Je suis leur silence est une BD très plaisante à lire, mais qui n’est pas sans défauts.
Oui, Eva est une pile électrique très sympathique et ses interactions avec autrui (y compris avec Llull) sont amusantes. Oui, l’enquête dans laquelle elle est plus ou moins involontairement plongée se lit bien. Pour le divertissement, l’histoire fait le job. Evidemment que le dessin est encore une fois bien beau, avec une grande expressivité des personnages et une colorisation chaleureuse très réussie.
Seulement, là où j’avais trouvé Malgré tout très touchant, équilibré et juste, je ne peux pas dire que ce soit le cas de Je suis leur silence.
Tout d’abord, les personnages croisés par Eva ne sont pas très nuancés : la plupart sont des archétypes de mâles prédateurs, de mépris de classe, de riches sans scrupules… Ce n’est pas forcément irréaliste, mais, étant peu subtil, cela réserve finalement peu de surprises.
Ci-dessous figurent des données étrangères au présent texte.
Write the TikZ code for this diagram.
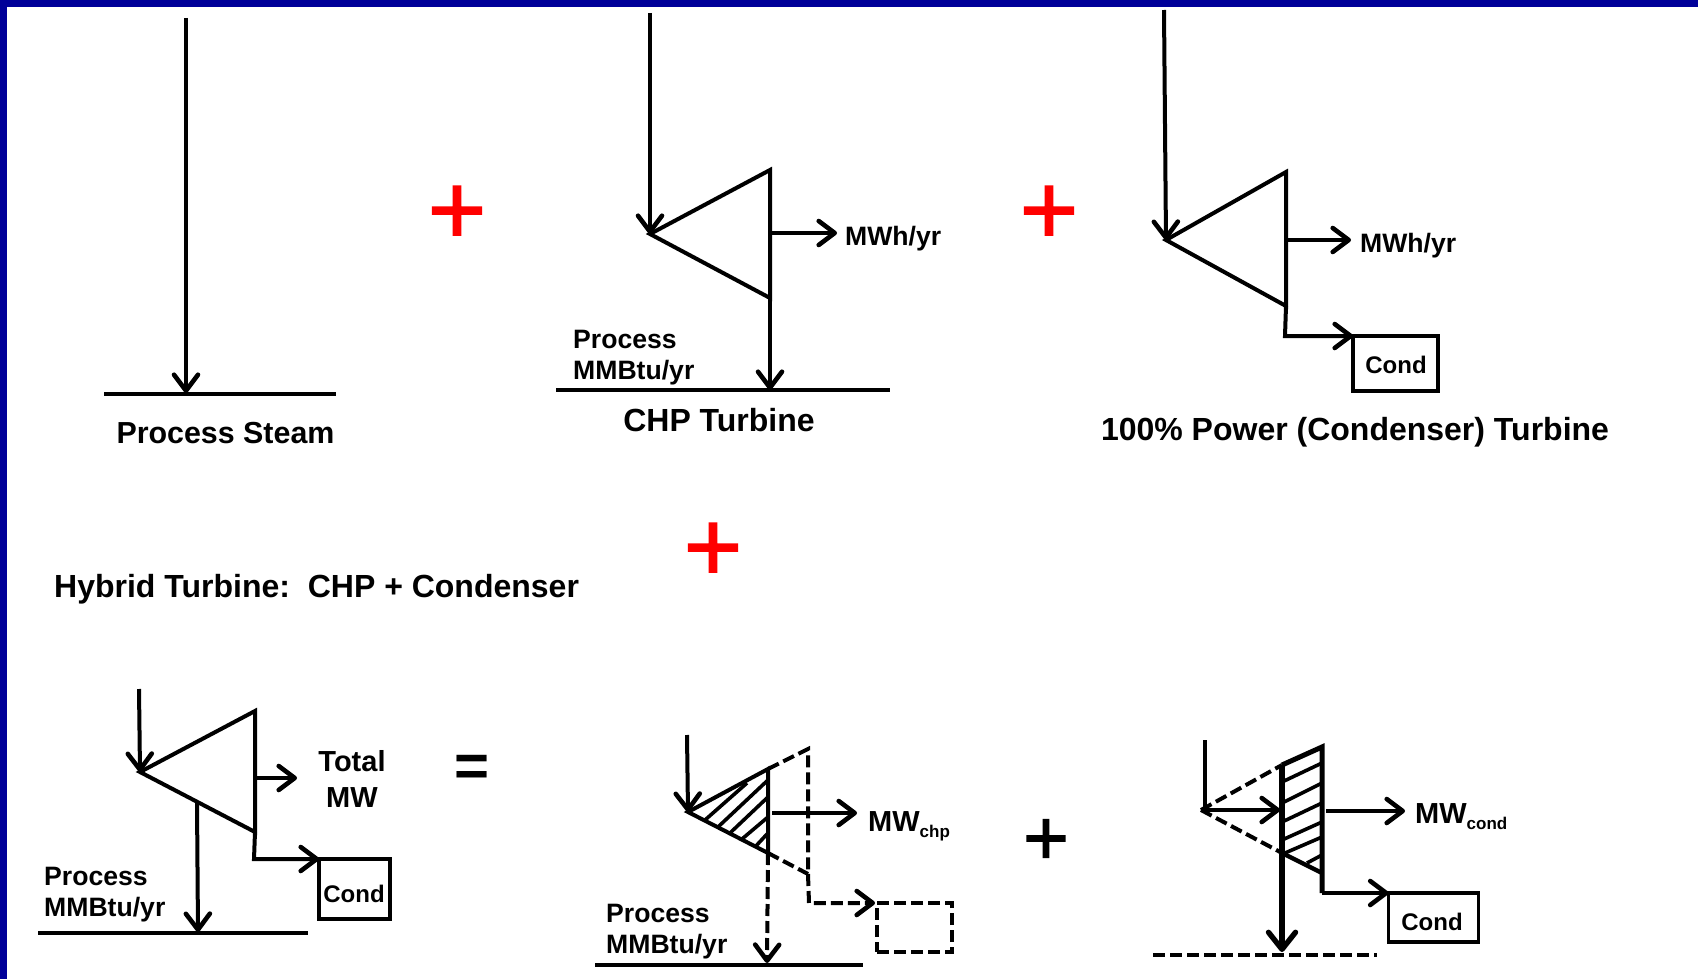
\documentclass[tikz,border=0pt]{standalone}
\usepackage{fontspec}
\setmainfont{Liberation Sans}
\newfontfamily\plusfont[FakeBold=1.5]{Liberation Sans}
\usetikzlibrary{arrows.meta}
\definecolor{framecol}{HTML}{000099}
\tikzset{
  pipe/.style={line width=4pt,line join=miter,black},
  flow/.style={pipe,-{Straight Barb[length=16pt,width=24pt,line width=4.6pt,round]}},
  dashline/.style={pipe,dash pattern=on 12pt off 5pt},
  dashflow/.style={flow,dash pattern=on 12pt off 5pt},
  thick pipe/.style={pipe,line width=5.2pt},
  hatch/.style={line width=3.6pt,black},
  big/.style={inner sep=0pt,font=\fontsize{32}{34}\selectfont\bfseries},
  mid/.style={inner sep=0pt,font=\fontsize{26.6}{31}\selectfont\bfseries,align=left},
  small/.style={inner sep=0pt,font=\fontsize{24}{28}\selectfont\bfseries},
  total/.style={inner sep=0pt,font=\fontsize{29}{36}\selectfont\bfseries,align=center},
  condbox/.style={draw=black,line width=3.8pt,inner sep=0pt,outer sep=0pt},
  redplus/.style={inner sep=0pt,text=red,font=\fontsize{100}{100}\plusfont},
}
\newcommand{\MWsub}[1]{{\fontsize{29}{32}\selectfont MW}\raisebox{-6pt}{\fontsize{17}{18}\selectfont #1}}
\begin{document}
\begin{tikzpicture}[x=1pt,y=-1pt]
\useasboundingbox (0,0) rectangle (1698,979);
\fill[white] (0,0) rectangle (1698,979);
\fill[framecol] (0,0) rectangle (1698,7);
\fill[framecol] (0,0) rectangle (7,979);

% Panel 1
\coordinate (a1) at (186,18);
\coordinate (a2) at (186,393);
\coordinate (a3) at (104,394);
\coordinate (a4) at (336,394);
\draw[flow] (a1) -- (a2);
\draw[pipe] (a3) -- (a4);
\node[big,font=\fontsize{30.4}{34}\selectfont\bfseries] (t1) at (225.5,433) {Process Steam};

% Panel 2
\coordinate (b0) at (650,13);
\coordinate (bA) at (650,234);
\coordinate (bT) at (770,170);
\coordinate (bB) at (770,298);
\coordinate (bM) at (770,233);
\coordinate (bE) at (837,233);
\coordinate (bD) at (770,390);
\coordinate (bL) at (556,390);
\coordinate (bR) at (890,390);
\draw[flow] (b0) -- (bA);
\draw[pipe] (bA) -- (bT) -- (bB) -- cycle;
\draw[flow] (bM) -- (bE);
\draw[flow] (bB) -- (bD);
\draw[pipe] (bL) -- (bR);
\node[mid,anchor=west] (b1) at (845,239) {MWh/yr};
\node[mid,anchor=west] (b2) at (573,358) {Process\\MMBtu/yr};
\node[big] (t2) at (719,420) {CHP Turbine};

% Panel 3
\coordinate (c0) at (1164,10);
\coordinate (cA) at (1166,240);
\coordinate (cT) at (1286,172);
\coordinate (cB) at (1286,306);
\coordinate (cM) at (1286,240);
\coordinate (cE) at (1351,240);
\coordinate (cK) at (1285,336);
\node[condbox,minimum width=85pt,minimum height=55pt] (cbox) at (1395.5,363.5) {};
\node[small] (c2) at (1396,365) {Cond};
\draw[flow] (c0) -- (cA);
\draw[pipe] (cA) -- (cT) -- (cB) -- cycle;
\draw[flow] (cM) -- (cE);
\draw[flow] (cB) -- (cK) -- (cbox.north west);
\node[mid,anchor=west] (c1) at (1360,246) {MWh/yr};
\node[big] (t3) at (1355,432) {100\% Power (Condenser) Turbine};

% Plus signs and equals
\node[redplus] (p1) at (457,215) {+};
\node[redplus] (p2) at (1049,215) {+};
\node[redplus] (p3) at (713,552) {+};
\node[inner sep=0pt,font=\fontsize{60}{60}\selectfont\bfseries] (eq) at (472,771) {=};
\node[inner sep=0pt,font=\fontsize{78}{78}\plusfont] (p4) at (1046,842) {+};

\node[big,anchor=west] (t4) at (54,589) {Hybrid Turbine:\ \ CHP + Condenser};

% Hybrid turbine
\coordinate (d0) at (139,689);
\coordinate (dA) at (140,772);
\coordinate (dT) at (255,711);
\coordinate (dB) at (255,832);
\coordinate (dM) at (255,778);
\coordinate (dE) at (297,778);
\coordinate (dP) at (197,803);
\coordinate (dD) at (198,932);
\coordinate (dL) at (38,933);
\coordinate (dR) at (308,933);
\coordinate (dK) at (254,859);
\node[condbox,minimum width=71pt,minimum height=60pt] (dbox) at (354.5,889) {};
\node[small] (d3) at (354,894) {Cond};
\draw[flow] (d0) -- (dA);
\draw[pipe] (dA) -- (dT) -- (dB) -- cycle;
\draw[flow] (dM) -- (dE);
\draw[flow] (dP) -- (dD);
\draw[pipe] (dL) -- (dR);
\draw[flow] (dB) -- (dK) -- (dbox.north west);
\node[total] (d1) at (352,779) {Total\\MW};
\node[mid,anchor=west] (d2) at (44,895) {Process\\MMBtu/yr};

% CHP share
\coordinate (e0) at (687,735);
\coordinate (eA) at (688,812);
\coordinate (eT) at (768,769);
\coordinate (eB) at (768,853);
\coordinate (eO) at (808,749);
\coordinate (eU) at (808,874);
\coordinate (eK) at (809,903);
\coordinate (eN) at (875,903);
\coordinate (eM) at (772,813);
\coordinate (eE) at (857,813);
\coordinate (eD) at (767,963);
\coordinate (eL) at (595,965);
\coordinate (eR) at (863,965);
\node[minimum width=75pt,minimum height=49pt,inner sep=0pt,outer sep=0pt,draw=black,dashline] (ebox) at (914.5,927.5) {};
\draw[flow] (e0) -- (eA);
\draw[pipe] (eA) -- (eT) -- (eB) -- cycle;
\draw[dashline] (eT) -- (eO) -- (eU);
\draw[dashline] (eB) -- (eU);
\draw[dashflow] (eU) -- (eK) -- (eN);
\draw[flow] (eM) -- (eE);
\draw[dashflow] (eB) -- (eD);
\draw[pipe] (eL) -- (eR);
\draw[hatch] (705,820) -- (747,783);
\draw[hatch] (718,827) -- (768,780);
\draw[hatch] (730,833) -- (768,797);
\draw[hatch] (742,839) -- (768,817);
\draw[hatch] (755,847) -- (768,833);
\node[inner sep=0pt,anchor=west,font=\bfseries] (e1) at (868,826) {\MWsub{chp}};
\node[mid,anchor=west] (e2) at (606,932) {Process\\MMBtu/yr};

% Condenser share
\coordinate (f0) at (1205,740);
\coordinate (fV) at (1205,810);
\coordinate (fA) at (1201,810);
\coordinate (fT) at (1282,765);
\coordinate (fB) at (1282,853);
\coordinate (fO) at (1322,747);
\coordinate (fU) at (1322,873);
\coordinate (fI) at (1280,810);
\coordinate (fD) at (1282,952);
\coordinate (fM) at (1326,811);
\coordinate (fE) at (1405,811);
\coordinate (fK) at (1322,893);
\coordinate (fL) at (1153,955);
\coordinate (fR) at (1377,955);
\node[condbox,minimum width=90pt,minimum height=49pt] (fbox) at (1433.5,917.5) {};
\node[small] (f2) at (1432,922) {Cond};
\draw[pipe] (f0) -- (fV);
\draw[dashline] (fA) -- (fT);
\draw[dashline] (fA) -- (fB);
\draw[flow] (fA) -- (fI);
\draw[thick pipe,-{Straight Barb[length=17pt,width=27pt,line width=5.4pt,round]}] (fT) -- (fD);
\draw[pipe,line width=5pt] (fT) -- (fO) -- (fK);
\draw[pipe,line width=4.4pt] (fB) -- (fU);
\draw[flow] (fK) -- (fbox.north west);
\draw[flow] (fM) -- (fE);
\draw[dashline] (fL) -- (fR);
\draw[hatch] (1282,782) -- (1322,763);
\draw[hatch] (1282,803) -- (1322,783);
\draw[hatch] (1282,822) -- (1322,803);
\draw[hatch] (1282,840) -- (1322,822);
\draw[hatch] (1285,853) -- (1322,837);
\draw[hatch] (1307,863) -- (1322,855);
\node[inner sep=0pt,anchor=west,font=\bfseries] (f1) at (1415,817) {\MWsub{cond}};
\end{tikzpicture}
\end{document}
Ensuite, même si je ne suis pas contre la tonalité globale un peu loufoque, l’intrigue prend peu à peu des proportions quelque peu absurdes qui m’ont sortie de l’histoire dans sa dernière partie.
Enfin, je suis un peu déçue de la représentation des troubles mentaux. Je m’attendais à quelque chose de plus profond, de moins unilatéral, peut-être de moins joyeux et positif. Certes, l’approche positive et bienveillante est tout à fait appréciable, mais l’auteur échoue à faire ressentir la complexité de la situation (mais ce n’était peut-être absolument pas son objectif).
Un whodunit décalé, sympathique mais finalement pas inoubliable…
Je suis leur silence : un polar à Barcelone, Jordi Lafebre. Dargaud, 2023. Traduit de l’espagnol par Geneviève Maubille. 109 pages.